Look below and pull out each line with the word "this".

# Given records

────────────────

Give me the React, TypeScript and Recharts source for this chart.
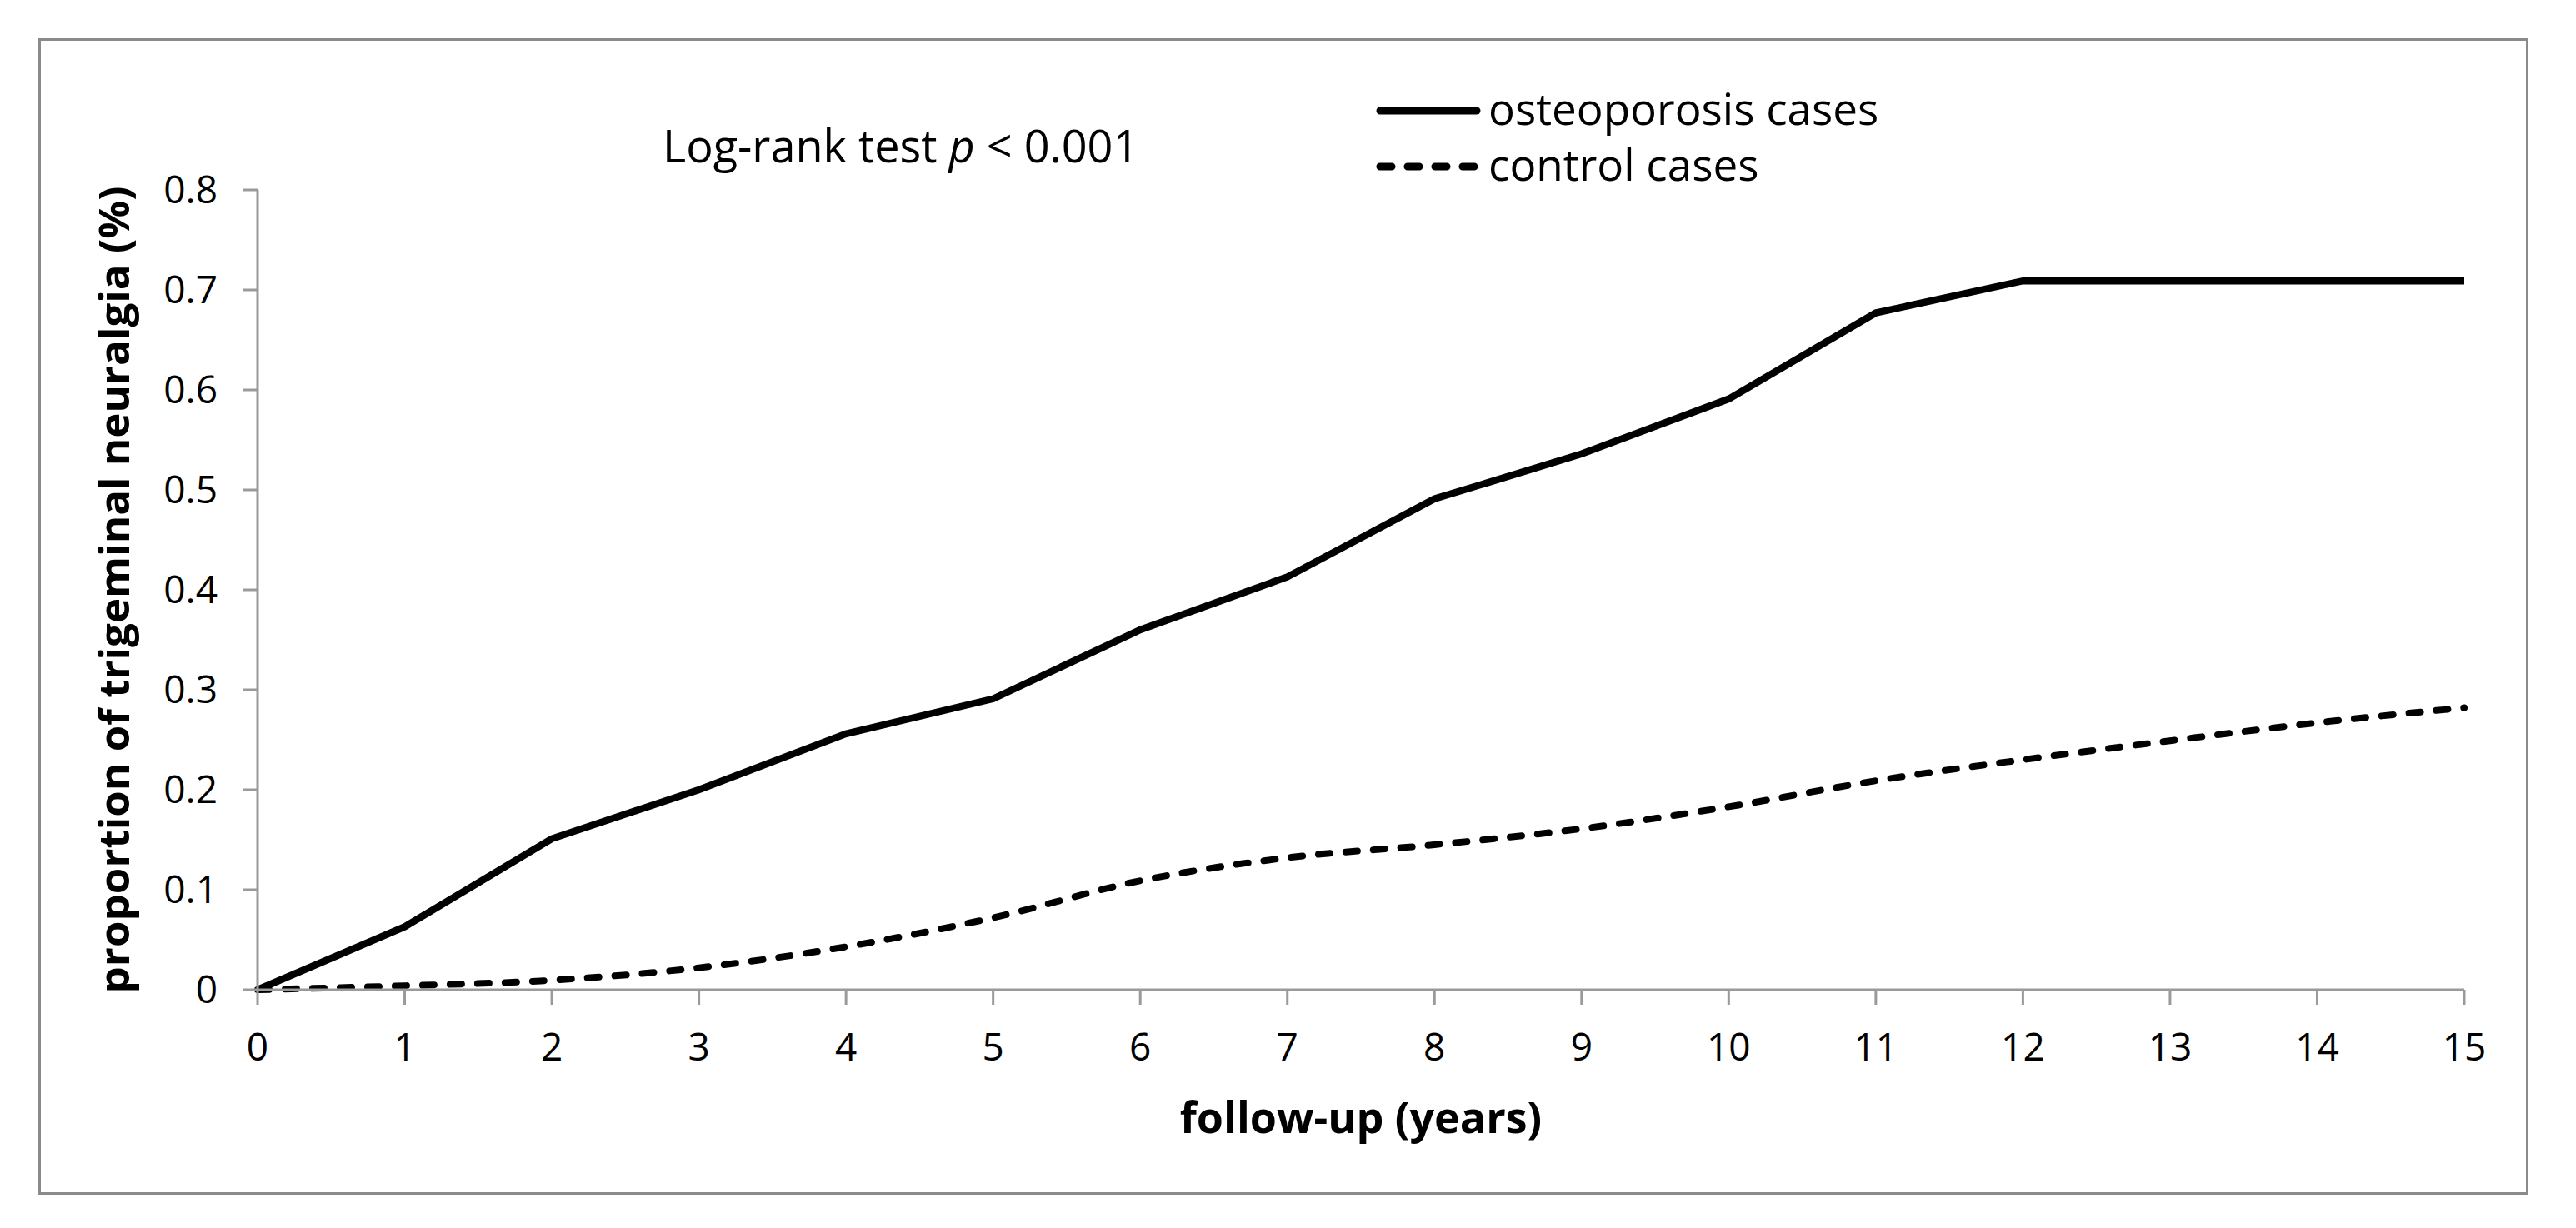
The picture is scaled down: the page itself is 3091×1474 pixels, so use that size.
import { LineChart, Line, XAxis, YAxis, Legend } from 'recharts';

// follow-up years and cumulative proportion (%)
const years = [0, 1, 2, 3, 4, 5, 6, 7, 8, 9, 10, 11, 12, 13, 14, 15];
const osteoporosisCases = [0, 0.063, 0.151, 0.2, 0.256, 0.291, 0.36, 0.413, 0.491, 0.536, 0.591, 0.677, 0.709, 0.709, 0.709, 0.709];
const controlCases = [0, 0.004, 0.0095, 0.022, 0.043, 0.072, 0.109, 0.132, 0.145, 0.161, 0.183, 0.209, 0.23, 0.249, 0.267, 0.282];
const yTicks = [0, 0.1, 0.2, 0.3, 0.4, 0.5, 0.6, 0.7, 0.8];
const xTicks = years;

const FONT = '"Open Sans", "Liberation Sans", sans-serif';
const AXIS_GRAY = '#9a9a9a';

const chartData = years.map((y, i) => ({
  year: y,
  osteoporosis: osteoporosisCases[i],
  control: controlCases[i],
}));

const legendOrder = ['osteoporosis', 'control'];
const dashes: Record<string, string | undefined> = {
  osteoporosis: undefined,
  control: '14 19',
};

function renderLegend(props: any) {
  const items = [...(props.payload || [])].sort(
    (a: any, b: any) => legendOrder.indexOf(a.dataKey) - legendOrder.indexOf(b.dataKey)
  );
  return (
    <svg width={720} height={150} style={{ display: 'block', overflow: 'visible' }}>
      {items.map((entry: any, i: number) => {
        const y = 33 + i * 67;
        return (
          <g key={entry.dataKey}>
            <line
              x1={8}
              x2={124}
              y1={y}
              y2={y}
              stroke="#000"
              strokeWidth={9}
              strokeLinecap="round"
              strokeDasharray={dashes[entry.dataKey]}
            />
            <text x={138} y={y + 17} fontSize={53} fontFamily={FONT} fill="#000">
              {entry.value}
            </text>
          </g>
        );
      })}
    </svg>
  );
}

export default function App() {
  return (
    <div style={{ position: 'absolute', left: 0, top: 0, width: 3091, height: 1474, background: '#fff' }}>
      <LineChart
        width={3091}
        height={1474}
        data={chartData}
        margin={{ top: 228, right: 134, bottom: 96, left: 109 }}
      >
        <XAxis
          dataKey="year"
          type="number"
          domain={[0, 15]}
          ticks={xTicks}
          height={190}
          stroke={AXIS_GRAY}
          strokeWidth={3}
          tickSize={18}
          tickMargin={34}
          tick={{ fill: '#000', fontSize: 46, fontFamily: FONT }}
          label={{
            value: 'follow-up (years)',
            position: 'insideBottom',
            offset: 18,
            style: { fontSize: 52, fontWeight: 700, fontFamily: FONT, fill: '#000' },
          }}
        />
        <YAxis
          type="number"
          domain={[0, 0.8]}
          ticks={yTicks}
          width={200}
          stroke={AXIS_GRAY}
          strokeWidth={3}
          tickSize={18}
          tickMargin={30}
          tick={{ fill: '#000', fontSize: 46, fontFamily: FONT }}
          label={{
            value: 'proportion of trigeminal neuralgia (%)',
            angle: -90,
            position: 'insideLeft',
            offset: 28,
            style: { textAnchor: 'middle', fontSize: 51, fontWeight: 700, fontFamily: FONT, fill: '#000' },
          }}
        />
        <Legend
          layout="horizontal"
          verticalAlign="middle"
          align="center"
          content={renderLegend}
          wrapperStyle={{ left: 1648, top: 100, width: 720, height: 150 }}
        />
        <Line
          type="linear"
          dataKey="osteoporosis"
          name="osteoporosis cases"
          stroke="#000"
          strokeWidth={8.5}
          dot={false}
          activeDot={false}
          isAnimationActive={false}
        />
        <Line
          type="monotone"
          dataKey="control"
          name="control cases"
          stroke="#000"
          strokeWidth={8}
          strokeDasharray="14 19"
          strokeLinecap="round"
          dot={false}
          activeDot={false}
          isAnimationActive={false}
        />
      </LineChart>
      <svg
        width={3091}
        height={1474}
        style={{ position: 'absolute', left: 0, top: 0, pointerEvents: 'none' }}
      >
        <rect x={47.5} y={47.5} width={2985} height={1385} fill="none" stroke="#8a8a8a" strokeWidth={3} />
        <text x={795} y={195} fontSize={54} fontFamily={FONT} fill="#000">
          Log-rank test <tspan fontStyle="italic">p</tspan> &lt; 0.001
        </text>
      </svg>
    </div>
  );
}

────────────────

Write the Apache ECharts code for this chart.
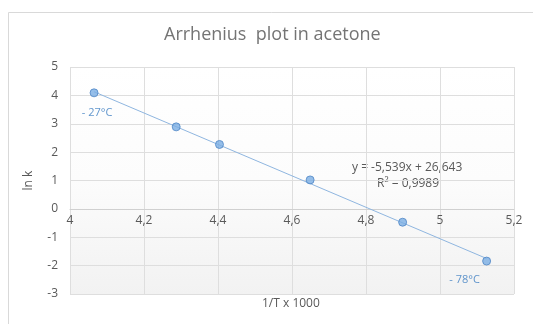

────────────────

# Solution below
Give me the React, TypeScript and Recharts source for this chart.
Write the Apache ECharts code for this chart.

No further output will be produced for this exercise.